Question

Which of the four atoms \(\mathrm{Rb}\), \(\mathrm{Sr}\), \(\mathrm{Sb}\), or \(\mathrm{Cs}\) (a) has the smallest atomic radius? (b) has the lowest ionization energy? (c) is the least electronegative?

Short answer

Answer: Antimony (Sb) has the smallest atomic radius, Cesium (Cs) has the lowest ionization energy, and Cesium (Cs) is the least electronegative element among the given elements.

Step-by-step solution

Determine the positions of given elements in the periodic table

First, we need to determine the positions of these elements in the periodic table. This will help us to understand the trends in their properties. Rubidium (Rb) - Group 1, Period 5 Strontium (Sr) - Group 2, Period 5 Antimony (Sb) - Group 15, Period 5 Cesium (Cs) - Group 1, Period 6

Periodic trends in atomic radius

Atomic radius generally decreases across a period from left to right due to an increase in effective nuclear charge and increases down a group due to the addition of a new energy level (shell) to the electron cloud. (a) To find the element with the smallest atomic radius, we will apply the periodic trend in atomic radius: - Rb and Cs are in Group 1, and Cs is below Rb in the same group, so Cs will have a larger atomic radius than Rb. - Sr is in Group 2 and in the same period as Rb, which means Sr will have a smaller atomic radius than Rb. - Sb is in Group 15 and in the same period as Rb and Sr, which means Sb will have an even smaller atomic radius. Therefore, \(\boxed{\text{Antimony (Sb)}}\) has the smallest atomic radius among the given elements.

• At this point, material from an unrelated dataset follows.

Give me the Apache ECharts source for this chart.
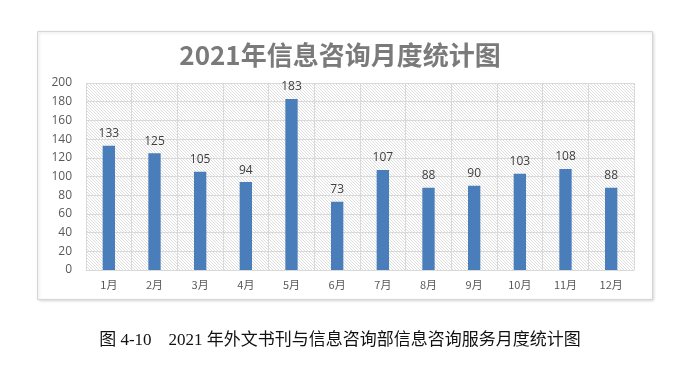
<!DOCTYPE html>
<html><head><meta charset="utf-8">
<script src="https://cdn.jsdelivr.net/npm/echarts@6/dist/echarts.min.js"></script>
<style>html,body{margin:0;padding:0;background:#fff}#c{width:680px;height:365px}</style>
</head><body><div id="c"></div>
<script>
var months = ['1月','2月','3月','4月','5月','6月','7月','8月','9月','10月','11月','12月'];
var counts = [133,125,105,94,183,73,107,88,90,103,108,88];
var chartTitle = '2021年信息咨询月度统计图';
var caption = '图 4-10　2021 年外文书刊与信息咨询部信息咨询服务月度统计图';

var tile = document.createElement('canvas');
tile.width = 3; tile.height = 3;
var g = tile.getContext('2d');
g.fillStyle = '#ffffff'; g.fillRect(0,0,3,3);
g.strokeStyle = '#dedede'; g.lineWidth = 1;
g.beginPath(); g.moveTo(-1,-1); g.lineTo(4,4); g.moveTo(-1,2); g.lineTo(1,4); g.moveTo(2,-1); g.lineTo(4,1); g.stroke();

var chart = echarts.init(document.getElementById('c'), null, {renderer:'canvas'});
chart.setOption({
  animation:false,
  title:{text:chartTitle,left:'center',top:37,textStyle:{fontFamily:'Noto Sans CJK SC',fontSize:26,fontWeight:'bold',color:'#7a7a7a'}},
  graphic:[
    {type:'rect',z:-10,shape:{x:37.5,y:31.5,width:615,height:268},style:{fill:'#fff',stroke:'#d6d6d6',lineWidth:1,shadowBlur:3,shadowColor:'rgba(0,0,0,0.15)',shadowOffsetX:1,shadowOffsetY:1}},
    {type:'text',left:'center',top:332,style:{text:caption,font:'17px "Liberation Serif","Noto Sans CJK SC"',fill:'#111'}}
  ],
  grid:{left:86,right:46,top:83,bottom:95,show:true,borderWidth:0,backgroundColor:{image:tile,repeat:'repeat'}},
  xAxis:{type:'category',data:months,
    axisLine:{show:true,lineStyle:{color:'#d9d9d9'}},axisTick:{show:false},
    splitLine:{show:true,lineStyle:{color:'#d9d9d9',width:1}},
    axisLabel:{color:'#595959',fontSize:11,margin:9,fontFamily:'Noto Sans CJK SC'}},
  yAxis:{type:'value',min:0,max:200,interval:20,
    axisLine:{show:false},axisTick:{show:false},
    splitLine:{lineStyle:{color:'#d9d9d9',width:1}},
    axisLabel:{color:'#595959',fontSize:12,margin:14,fontFamily:'Open Sans'}},
  series:[{type:'bar',data:counts,barWidth:'27%',itemStyle:{color:'#4a7ebb'},
    label:{show:true,position:'top',distance:6,color:'#404040',fontSize:12,fontFamily:'Open Sans'}}]
});
</script></body></html>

Periodic trends in ionization energy

Ionization energy is the energy required to remove an electron from an atom. It generally increases across a period from left to right and decreases down a group. This is due to the increased effective nuclear charge experienced by electrons across a period and the increased distance from the nucleus and shielding down a group. (b) To find the element with the lowest ionization energy, we will apply the periodic trend in ionization energy: - Rb and Cs are in Group 1. Cs is below Rb in the same group, so Cs will have a lower ionization energy than Rb. - Sr is in Group 2 and in the same period as Rb, which means Sr will have a higher ionization energy than Rb. - Sb is in Group 15 and in the same period as Rb and Sr, which means Sb will have a much higher ionization energy. Therefore, \(\boxed{\text{Cesium (Cs)}}\) has the lowest ionization energy among the given elements.

Periodic trends in electronegativity

Electronegativity is a measure of the tendency of an atom to attract a bonding pair of electrons. It generally increases across a period from left to right and decreases down a group. This is primarily due to the increased effective nuclear charge experienced by electrons across a period and the increased distance from the nucleus and shielding down a group. (c) To find the element with the least electronegativity, we will apply the periodic trend in electronegativity: - Rb and Cs are in Group 1. Cs is below Rb in the same group, so Cs will have a lower electronegativity than Rb. - Sr is in Group 2 and in the same period as Rb, which means Sr will have a higher electronegativity than Rb. - Sb is in Group 15 and in the same period as Rb and Sr, which means Sb will have a much higher electronegativity. Therefore, \(\boxed{\text{Cesium (Cs)}}\) is the least electronegative element among the given elements.